* [Aim of the task]
Repeat exactly, and only, the lines from the one that contains "Emit a component" to the one that contains "Sans Condensed', 'DejaVu", both ends included. Omit every picture.

* [Given data]
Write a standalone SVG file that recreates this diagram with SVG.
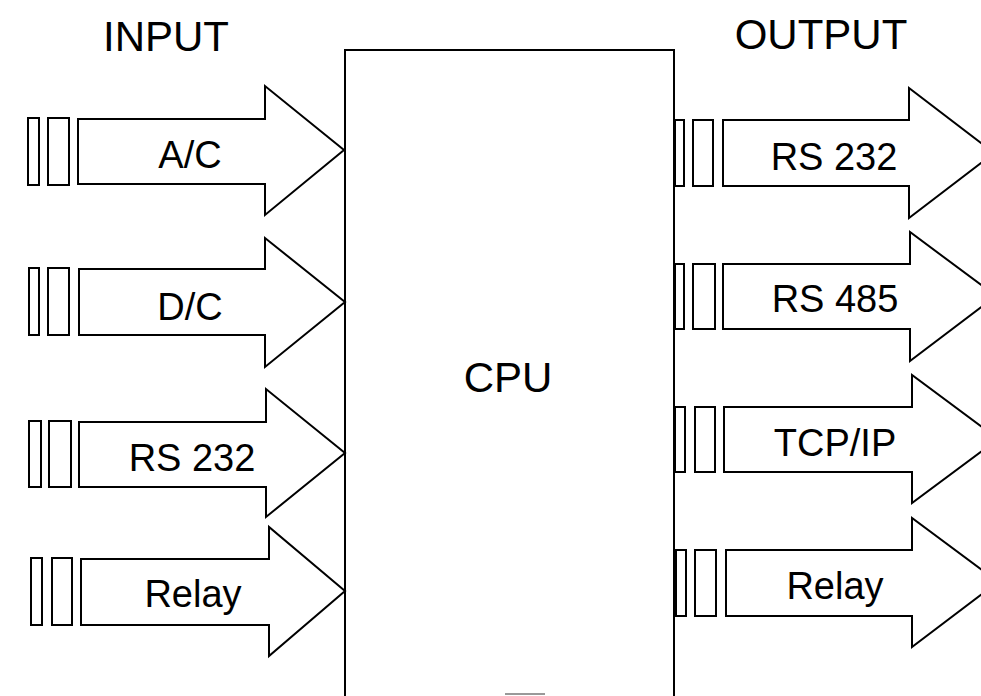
<svg xmlns="http://www.w3.org/2000/svg" width="981" height="696" viewBox="0 0 981 696">
<style>
.s{fill:#fff;stroke:#000;stroke-width:2;stroke-linejoin:miter}
.t{font-family:"Liberation Sans",Arial,sans-serif;font-size:38px;fill:#000;text-anchor:middle}
.h{font-family:"Liberation Sans",Arial,sans-serif;font-size:42px;fill:#000;text-anchor:middle}
</style>
<rect width="981" height="696" fill="#fff"/>
<text class="h" x="166" y="51">INPUT</text>
<text class="h" x="821" y="49">OUTPUT</text>
<g id="cpu">
<path class="s" d="M345,697 V50 H674 V697" fill="none"/>
<text class="h" x="508" y="392">CPU</text>
<line x1="505" y1="694" x2="545" y2="694" stroke="#999" stroke-width="2"/>
</g>
<g id="connectors">
<g id="in-ac">
<rect class="s" x="28" y="118" width="11" height="67"/>
<rect class="s" x="48" y="118" width="21" height="67"/>
<polygon class="s" points="78,119 265,119 265,86 344,150 265,215 265,184 78,184"/>
<text class="t" x="190" y="168">A/C</text>
</g>
<g id="in-dc">
<rect class="s" x="29" y="268" width="10" height="67"/>
<rect class="s" x="48" y="268" width="21" height="67"/>
<polygon class="s" points="79,269 265,269 265,238 345,302 265,367 265,335 79,335"/>
<text class="t" x="190" y="320">D/C</text>
</g>
<g id="in-rs232">
<rect class="s" x="29" y="421" width="12" height="66"/>
<rect class="s" x="49" y="421" width="22" height="66"/>
<polygon class="s" points="79,422 266,422 266,389 345,453 266,517 266,487 79,487"/>
<text class="t" x="192" y="471">RS 232</text>
</g>
<g id="in-relay">
<rect class="s" x="31" y="558" width="11" height="67"/>
<rect class="s" x="52" y="558" width="20" height="67"/>
<polygon class="s" points="81,559 269,559 269,527 345,591 269,656 269,625 81,625"/>
<text class="t" x="193" y="607">Relay</text>
</g>
<g id="out-rs232">
<rect class="s" x="675" y="120" width="9" height="66"/>
<rect class="s" x="693" y="120" width="20" height="66"/>
<polygon class="s" points="723,120 909,120 909,88 994,153 909,218 909,186 723,186"/>
<text class="t" x="834" y="170">RS 232</text>
</g>
<g id="out-rs485">
<rect class="s" x="675" y="264" width="9" height="65"/>
<rect class="s" x="693" y="264" width="22" height="65"/>
<polygon class="s" points="723,264 910,264 910,232 996,296 910,361 910,329 723,329"/>
<text class="t" x="835" y="312">RS 485</text>
</g>
<g id="out-tcpip">
<rect class="s" x="675" y="407" width="10" height="65"/>
<rect class="s" x="695" y="407" width="20" height="65"/>
<polygon class="s" points="724,407 912,407 912,375 998,439 912,503 912,472 724,472"/>
<text class="t" x="835" y="456">TCP/IP</text>
</g>
<g id="out-relay">
<rect class="s" x="676" y="550" width="10" height="66"/>
<rect class="s" x="695" y="550" width="21" height="66"/>
<polygon class="s" points="726,550 912,550 912,518 998,582 912,647 912,616 726,616"/>
<text class="t" x="835" y="599">Relay</text>
</g>
</g>
</svg>
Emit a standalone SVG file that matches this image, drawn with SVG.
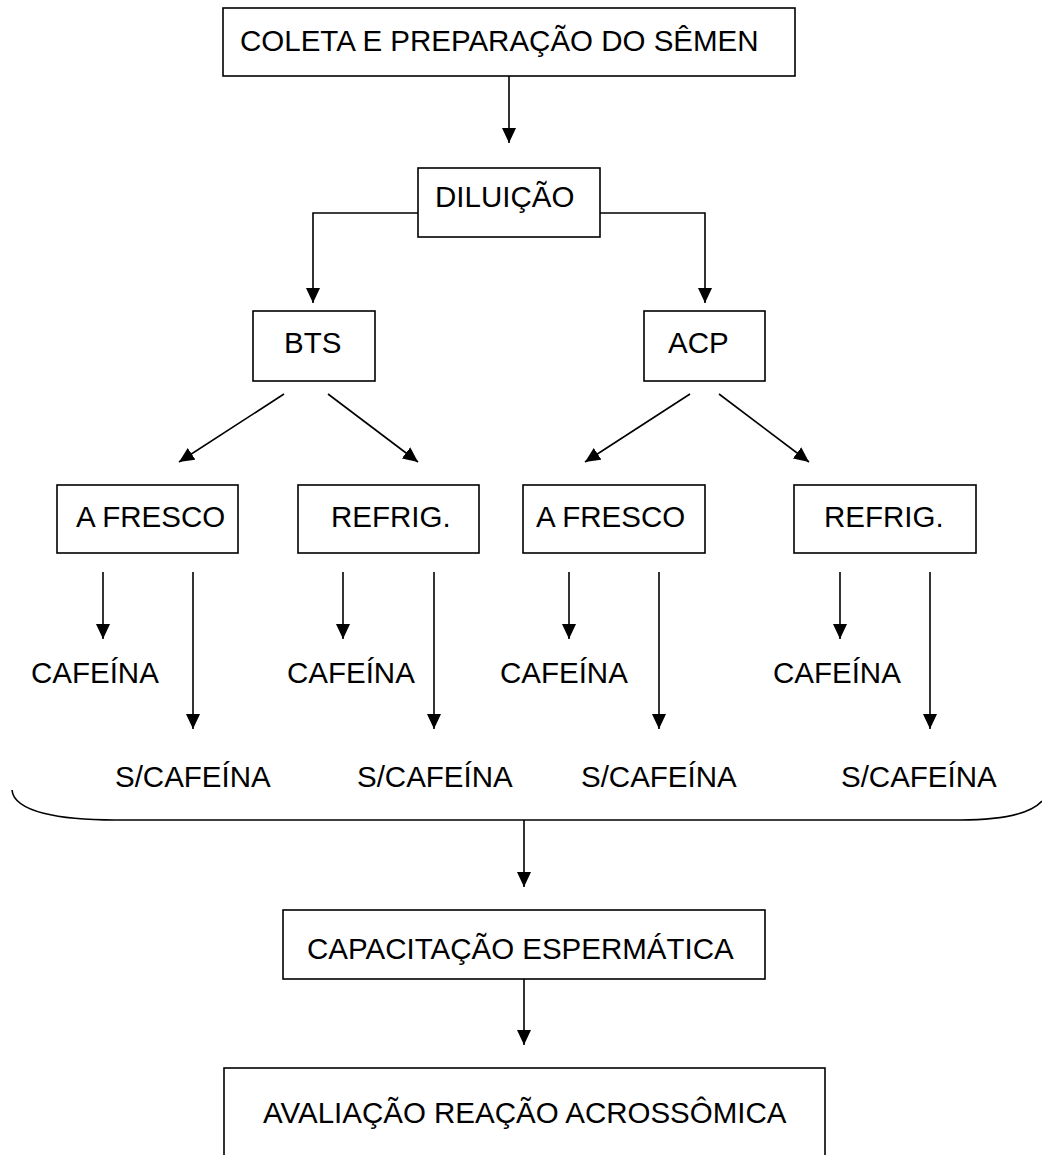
<svg xmlns="http://www.w3.org/2000/svg" width="1042" height="1155" viewBox="0 0 1042 1155">
<style>
.box{fill:#fff;stroke:#000;stroke-width:1.6}
.t{font-family:"Liberation Sans",Arial,sans-serif;font-size:29.5px;fill:#000}
.c{fill:none;stroke:#000;stroke-width:1.6}
</style>
<defs>
<marker id="ah" markerUnits="userSpaceOnUse" markerWidth="16" markerHeight="15" refX="15" refY="7" orient="auto" viewBox="0 0 16 14">
<path d="M0,0 L15,7 L0,14 z" fill="#000"/>
</marker>
</defs>
<rect width="1042" height="1155" fill="#fff"/>
<g id="connectors">
<line class="c" x1="509" y1="76" x2="509" y2="143" marker-end="url(#ah)"/>
<polyline class="c" points="418,213 313,213 313,303" marker-end="url(#ah)"/>
<polyline class="c" points="600,213 705,213 705,303" marker-end="url(#ah)"/>
<line class="c" x1="284" y1="394" x2="179" y2="462" marker-end="url(#ah)"/>
<line class="c" x1="328" y1="394" x2="418" y2="462" marker-end="url(#ah)"/>
<line class="c" x1="690" y1="394" x2="585" y2="462" marker-end="url(#ah)"/>
<line class="c" x1="719" y1="394" x2="809" y2="462" marker-end="url(#ah)"/>
<line class="c" x1="103" y1="572" x2="103" y2="639" marker-end="url(#ah)"/>
<line class="c" x1="193" y1="572" x2="193" y2="729" marker-end="url(#ah)"/>
<line class="c" x1="343" y1="572" x2="343" y2="639" marker-end="url(#ah)"/>
<line class="c" x1="434" y1="572" x2="434" y2="729" marker-end="url(#ah)"/>
<line class="c" x1="569" y1="572" x2="569" y2="639" marker-end="url(#ah)"/>
<line class="c" x1="659" y1="572" x2="659" y2="729" marker-end="url(#ah)"/>
<line class="c" x1="840" y1="572" x2="840" y2="639" marker-end="url(#ah)"/>
<line class="c" x1="930" y1="572" x2="930" y2="729" marker-end="url(#ah)"/>
<path class="c" d="M12,790 C14,812 60,820 115,820 L960,820 C1000,820 1030,814 1042,801"/>
<line class="c" x1="524" y1="820" x2="524" y2="887" marker-end="url(#ah)"/>
<line class="c" x1="524" y1="979" x2="524" y2="1045" marker-end="url(#ah)"/>
</g>
<g id="n-coleta"><rect class="box" x="223" y="8" width="572" height="68"/><text class="t" x="240" y="51">COLETA E PREPARAÇÃO DO SÊMEN</text></g>
<g id="n-diluicao"><rect class="box" x="418" y="168" width="182" height="69"/><text class="t" x="435" y="207">DILUIÇÃO</text></g>
<g id="n-bts"><rect class="box" x="253" y="311" width="122" height="70"/><text class="t" x="284" y="353">BTS</text></g>
<g id="n-acp"><rect class="box" x="644" y="311" width="121" height="70"/><text class="t" x="668" y="353">ACP</text></g>
<g id="n-fresco1"><rect class="box" x="57" y="485" width="181" height="68"/><text class="t" x="76" y="527">A FRESCO</text></g>
<g id="n-refrig1"><rect class="box" x="298" y="485" width="181" height="68"/><text class="t" x="331" y="527">REFRIG.</text></g>
<g id="n-fresco2"><rect class="box" x="523" y="485" width="182" height="68"/><text class="t" x="536" y="527">A FRESCO</text></g>
<g id="n-refrig2"><rect class="box" x="794" y="485" width="182" height="68"/><text class="t" x="824" y="527">REFRIG.</text></g>
<g id="n-caf1"><text class="t" x="31" y="683">CAFEÍNA</text></g>
<g id="n-caf2"><text class="t" x="287" y="683">CAFEÍNA</text></g>
<g id="n-caf3"><text class="t" x="500" y="683">CAFEÍNA</text></g>
<g id="n-caf4"><text class="t" x="773" y="683">CAFEÍNA</text></g>
<g id="n-scaf1"><text class="t" x="115" y="787">S/CAFEÍNA</text></g>
<g id="n-scaf2"><text class="t" x="357" y="787">S/CAFEÍNA</text></g>
<g id="n-scaf3"><text class="t" x="581" y="787">S/CAFEÍNA</text></g>
<g id="n-scaf4"><text class="t" x="841" y="787">S/CAFEÍNA</text></g>
<g id="n-capacitacao"><rect class="box" x="283" y="910" width="482" height="69"/><text class="t" x="307" y="959">CAPACITAÇÃO ESPERMÁTICA</text></g>
<g id="n-avaliacao"><rect class="box" x="224" y="1068" width="601" height="120"/><text class="t" x="263" y="1123">AVALIAÇÃO REAÇÃO ACROSSÔMICA</text></g>
</svg>
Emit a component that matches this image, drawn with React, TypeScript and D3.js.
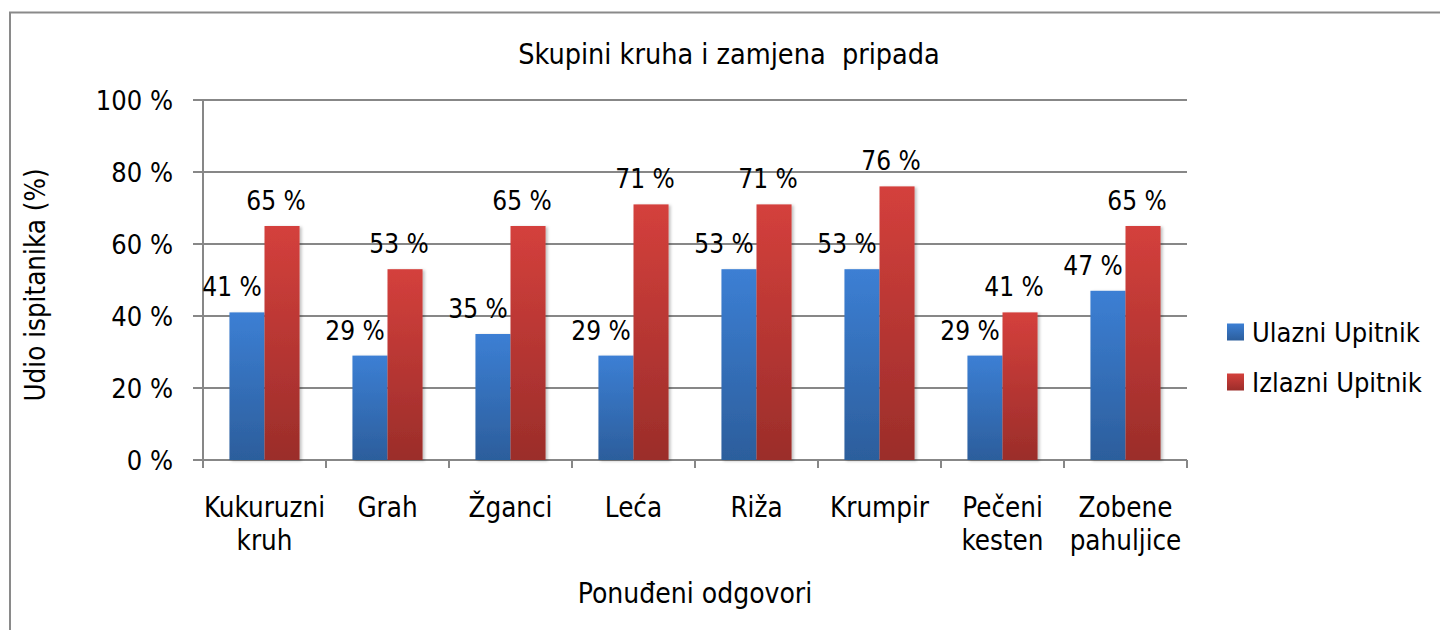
import React from "react";
import * as d3 from "d3";

const categories: string[][] = [
  ["Kukuruzni", "kruh"],
  ["Grah"],
  ["Žganci"],
  ["Leća"],
  ["Riža"],
  ["Krumpir"],
  ["Pečeni", "kesten"],
  ["Zobene", "pahuljice"],
];
const ulazni: number[] = [41, 29, 35, 29, 53, 53, 29, 47];
const izlazni: number[] = [65, 53, 65, 71, 71, 76, 41, 65];
const yTicks: number[] = [0, 20, 40, 60, 80, 100];
const seriesNames = ["Ulazni Upitnik", "Izlazni Upitnik"];

const W = 1440;
const H = 630;
const FONT = "'DejaVu Sans Condensed', 'DejaVu Sans', Verdana, sans-serif";

export default function App() {
  const left = 203, right = 1187, top = 100, bottom = 460;
  const x = d3.scaleBand<number>().domain(d3.range(categories.length)).range([left, right]);
  const y = d3.scaleLinear().domain([0, 100]).range([bottom, top]);
  const bw = x.bandwidth() * 0.285;
  const grid = "#878787";

  const series = [
    { vals: ulazni, grad: "gBlue", off: -bw, labelDx: -15 },
    { vals: izlazni, grad: "gRed", off: 0, labelDx: -6 },
  ];

  return (
    <svg width={W} height={H} style={{ position: "absolute", left: 0, top: 0, background: "#fff" }} fontFamily={FONT} fontStretch="condensed">
      <defs>
        <linearGradient id="gBlue" x1="0" y1="0" x2="0" y2="1">
          <stop offset="0" stopColor="#3c7fd4" />
          <stop offset="1" stopColor="#2c5e9c" />
        </linearGradient>
        <linearGradient id="gRed" x1="0" y1="0" x2="0" y2="1">
          <stop offset="0" stopColor="#d4403c" />
          <stop offset="1" stopColor="#9b2d2a" />
        </linearGradient>
        <filter id="shadow" x="-20%" y="-5%" width="150%" height="115%">
          <feDropShadow dx="2" dy="1" stdDeviation="1.5" floodColor="#000" floodOpacity="0.25" />
        </filter>
      </defs>
      <rect x={0} y={0} width={W} height={H} fill="#fff" />
      <rect x={10} y={12.5} width={1600} height={800} fill="none" stroke="#8a8a8a" strokeWidth={2} />

      <text x={729} y={64} textAnchor="middle" fontSize={28.5} style={{ whiteSpace: "pre" }}>Skupini kruha i zamjena  pripada</text>

      {yTicks.map((t) => (
        <g key={t}>
          <line x1={193} x2={right} y1={y(t)} y2={y(t)} stroke={grid} strokeWidth={2} />
          <text x={173} y={y(t)} dy="0.36em" textAnchor="end" fontSize={27}>{t} %</text>
        </g>
      ))}
      <line x1={left} x2={left} y1={top} y2={bottom + 8} stroke={grid} strokeWidth={2} />
      {d3.range(categories.length + 1).map((i) => {
        const xx = i === categories.length ? right : (x(i) as number);
        return <line key={i} x1={xx} x2={xx} y1={bottom} y2={bottom + 8} stroke={grid} strokeWidth={2} />;
      })}

      {series.map((s, si) => (
        <g key={si}>
          {s.vals.map((v, i) => {
            const cx = (x(i) as number) + x.bandwidth() / 2;
            const bx = cx + s.off;
            return (
              <g key={i}>
                <rect x={bx} y={y(v)} width={bw} height={bottom - y(v)} fill={`url(#${s.grad})`} filter="url(#shadow)" />
                <text x={bx + bw / 2 + s.labelDx} y={y(v) - 16} textAnchor="middle" fontSize={26}>{v} %</text>
              </g>
            );
          })}
        </g>
      ))}

      {categories.map((lines, i) => {
        const cx = (x(i) as number) + x.bandwidth() / 2;
        return (
          <text key={i} x={cx} y={517} textAnchor="middle" fontSize={27.5}>
            {lines.map((l, j) => (
              <tspan key={j} x={cx} dy={j === 0 ? 0 : 33}>{l}</tspan>
            ))}
          </text>
        );
      })}

      <text x={695} y={603} textAnchor="middle" fontSize={28}>Ponuđeni odgovori</text>
      <text transform={`translate(45, 285) rotate(-90)`} textAnchor="middle" fontSize={27.5}>Udio ispitanika (%)</text>

      {seriesNames.map((n, i) => (
        <g key={n} transform={`translate(1227, ${332 + i * 50})`}>
          <rect x={0} y={-8.5} width={17} height={17} fill={`url(#${i === 0 ? "gBlue" : "gRed"})`} />
          <text x={25} y={0} dy="0.36em" fontSize={27}>{n}</text>
        </g>
      ))}
    </svg>
  );
}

* [Result]
Emit a component that matches this image, drawn with React, TypeScript and D3.js.
import React from "react";
import * as d3 from "d3";

const categories: string[][] = [
  ["Kukuruzni", "kruh"],
  ["Grah"],
  ["Žganci"],
  ["Leća"],
  ["Riža"],
  ["Krumpir"],
  ["Pečeni", "kesten"],
  ["Zobene", "pahuljice"],
];
const ulazni: number[] = [41, 29, 35, 29, 53, 53, 29, 47];
const izlazni: number[] = [65, 53, 65, 71, 71, 76, 41, 65];
const yTicks: number[] = [0, 20, 40, 60, 80, 100];
const seriesNames = ["Ulazni Upitnik", "Izlazni Upitnik"];

const W = 1440;
const H = 630;
const FONT = "'DejaVu Sans Condensed', 'DejaVu Sans', Verdana, sans-serif";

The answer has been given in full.